Necmettin Erbakan Üniversitesi Güzel Sanatlar ve Mimarlık Fakültesi Resim Bölümü 4. sınıf öğrencisi olan Necmettin Şamil, ailesinin ilk başta temkinli yaklaşmasına rağmen antrenörlerinin desteğiyle bu spora dört elle sarıldı. Yoğun çalışmasının karşılığını da kısa sürede aldı. Şubat'ta Ankara'da düzenlenen Türkiye Şampiyonası'nda ikincilik, Nisan'da Kastamonu'daki şampiyonada ise dördüncülük elde ederek önemli başarılara imza attı. Bu dereceler, onun Kasım'da Japonya'da düzenlenecek Deaflympics'te Türkiye'yi temsil etmesinin önünü açtı.
Genç sporcu, 23 Mayıs'ta babası Baki Yiğit'i trajik bir trafik kazasında kaybetti. Aynı kazada annesi ve kardeşi de yaralandı. Bu büyük kayıp, Necmettin Şamil'in hayatında derin bir boşluk yaratsa da, olimpiyat şampiyonu olmasını çok isteyen babasının anısını yaşatma arzusu, onun en büyük motivasyonu haline geldi.
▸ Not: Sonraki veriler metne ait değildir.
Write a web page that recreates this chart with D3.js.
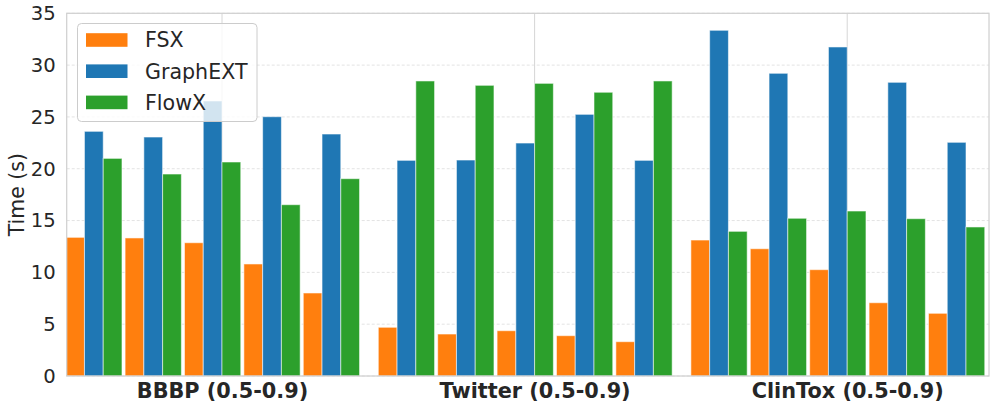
<!DOCTYPE html>
<html>
<head>
<meta charset="utf-8">
<script src="https://cdn.jsdelivr.net/npm/d3@7"></script>
<style>
  html, body { margin: 0; padding: 0; background: #fff; }
  svg { display: block; }
  text { font-family: "DejaVu Sans", sans-serif; fill: #262626; }
</style>
</head>
<body>
<div id="chart"></div>
<script>
// ---- data ----
const datasets = ["BBBP (0.5-0.9)", "Twitter (0.5-0.9)", "ClinTox (0.5-0.9)"];
const thresholds = ["0.5", "0.6", "0.7", "0.8", "0.9"];
const methods = ["FSX", "GraphEXT", "FlowX"];
const colors = ["#ff7f0e", "#1f77b4", "#2ca02c"];
// values per dataset, per threshold
const fsxTimes = [
  [13.38, 13.32, 12.86, 10.81, 8.01],
  [4.70, 4.05, 4.37, 3.89, 3.31],
  [13.12, 12.28, 10.26, 7.07, 6.05]
];
const graphextTimes = [
  [23.61, 23.06, 26.54, 25.02, 23.35],
  [20.81, 20.84, 22.48, 25.25, 20.81],
  [33.36, 29.21, 31.75, 28.34, 22.55]
];
const flowxTimes = [
  [21.00, 19.49, 20.65, 16.53, 19.04],
  [28.47, 28.05, 28.24, 27.38, 28.47],
  [13.96, 15.22, 15.92, 15.18, 14.38]
];
const yTicks = [0, 5, 10, 15, 20, 25, 30, 35];
const yLabel = "Time (s)";

(function () {
  // ---- layout ----
  const W = 996, H = 408;
  const pL = 66.7, pR = 989, pT = 13.3, pB = 376;
  const barW = 0.06, subPitch = 0.19;

  const svg = d3.select("#chart").append("svg").attr("width", W).attr("height", H);

  const x = d3.scaleLinear().domain([-0.4968, 2.4536]).range([pL, pR]);
  const y = d3.scaleLinear().domain([0, 35]).range([pB, pT]);

  svg.append("defs").append("clipPath").attr("id", "plotclip")
    .append("rect").attr("x", pL).attr("y", pT).attr("width", pR - pL).attr("height", pB - pT);

  // horizontal grid
  const grid = svg.append("g");
  grid.selectAll("line.h").data(yTicks).join("line").attr("class", "h")
    .attr("x1", pL).attr("x2", pR)
    .attr("y1", d => y(d)).attr("y2", d => y(d))
    .attr("stroke", "#e3e3e3").attr("stroke-width", 1).attr("stroke-dasharray", "3,2");
  // vertical grid at group ticks
  grid.selectAll("line.v").data(datasets).join("line").attr("class", "v")
    .attr("x1", (d, i) => x(i)).attr("x2", (d, i) => x(i))
    .attr("y1", pT).attr("y2", pB)
    .attr("stroke", "#d6d6d6").attr("stroke-width", 1);

  // bars
  const series = [fsxTimes, graphextTimes, flowxTimes];
  const bars = [];
  datasets.forEach((ds, g) => {
    thresholds.forEach((t, k) => {
      methods.forEach((m, s) => {
        bars.push({ g, k, s, v: series[s][g][k] });
      });
    });
  });
  const barG = svg.append("g").attr("clip-path", "url(#plotclip)");
  barG.selectAll("rect").data(bars).join("rect")
    .attr("x", d => x(d.g - 0.5 + d.k * subPitch + d.s * barW))
    .attr("width", d => x(barW) - x(0))
    .attr("y", d => y(d.v))
    .attr("height", d => y(0) - y(d.v))
    .attr("fill", d => colors[d.s])
    .attr("stroke", "#ffffff").attr("stroke-opacity", 0.55).attr("stroke-width", 1);

  // spines
  svg.append("rect").attr("x", pL).attr("y", pT).attr("width", pR - pL).attr("height", pB - pT)
    .attr("fill", "none").attr("stroke", "#d0d0d0").attr("stroke-width", 1.25);

  // y axis
  const yAxis = d3.axisLeft(y).tickValues(yTicks).tickSize(0).tickPadding(11).tickFormat(d3.format("d"));
  const yg = svg.append("g").attr("transform", `translate(${pL},0)`).call(yAxis);
  yg.select(".domain").remove();
  yg.selectAll("text").style("font-size", "19.6px").style("font-family", "DejaVu Sans").attr("fill", "#262626");

  // x axis
  const xAxis = d3.axisBottom(x).tickValues([0, 1, 2]).tickSize(0).tickPadding(7).tickFormat(i => datasets[i]);
  const xg = svg.append("g").attr("transform", `translate(0,${pB})`).call(xAxis);
  xg.select(".domain").remove();
  xg.selectAll("text").style("font-size", "20.8px").style("font-weight", "bold").style("font-family", "DejaVu Sans").attr("fill", "#262626");

  // y label
  svg.append("text").attr("transform", `translate(24,${(pT + pB) / 2}) rotate(-90)`)
    .attr("text-anchor", "middle").style("font-size", "20.5px").text(yLabel);

  // legend
  const lg = svg.append("g");
  lg.append("rect").attr("x", 77.5).attr("y", 23.5).attr("width", 179.5).attr("height", 98)
    .attr("rx", 4).attr("fill", "#ffffff").attr("fill-opacity", 0.8)
    .attr("stroke", "#cccccc").attr("stroke-width", 1);
  methods.forEach((m, i) => {
    const cy = 40 + i * 31.2;
    lg.append("rect").attr("x", 86).attr("y", cy - 6.8).attr("width", 41.5).attr("height", 13.6)
      .attr("fill", colors[i]);
    lg.append("text").attr("x", 145).attr("y", cy).attr("dy", "0.36em")
      .style("font-size", "20.6px").text(m);
  });
})();
</script>
</body>
</html>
Karatay Belediyespor Kulübü sporcusu Necmettin Şamil Yiğit, tercümanı aracılığıyla yaptığı açıklamada, masa tenisine başladığında kendine bir Türkiye şampiyonluğu hedefi koyduğunu ve olimpiyatlarda ülkesini temsil edecek olmaktan büyük mutluluk duyduğunu belirtti. "Hedefim olimpiyatlarda madalya alabilmek. Babamı kaybettiğim için çok üzgünüm. Ancak o benim olimpiyat şampiyonu olmamı çok istiyordu. O yüzden babamın sözünü dinliyorum. Şampiyon olursam bu başarıyı babama hediye edeceğim" dedi.
Necmettin Şamil'in hem paralimpik hem de işitme engelli bir sporcu olduğunu vurgulayan antrenörü, "İşitme engelli birisinin masa tenisi oynaması zordur. Çünkü topun sesini duymak bu sporda son derece önemli. Bunu yapamadığı halde çok fazla çalışarak bu eksikliğini kapattığını düşünüyorum" ifadelerini kullandı. Babasının vefatının ardından yaşanan zorlu süreçte bile Necmettin'in antrenmanlarına sadece birkaç gün ara verdiğini belirten antrenör, onun yaşadığı psikolojiden uzaklaşmak için daha fazla çalıştığını ve bu azminin takdire şayan olduğunu sözlerine ekledi.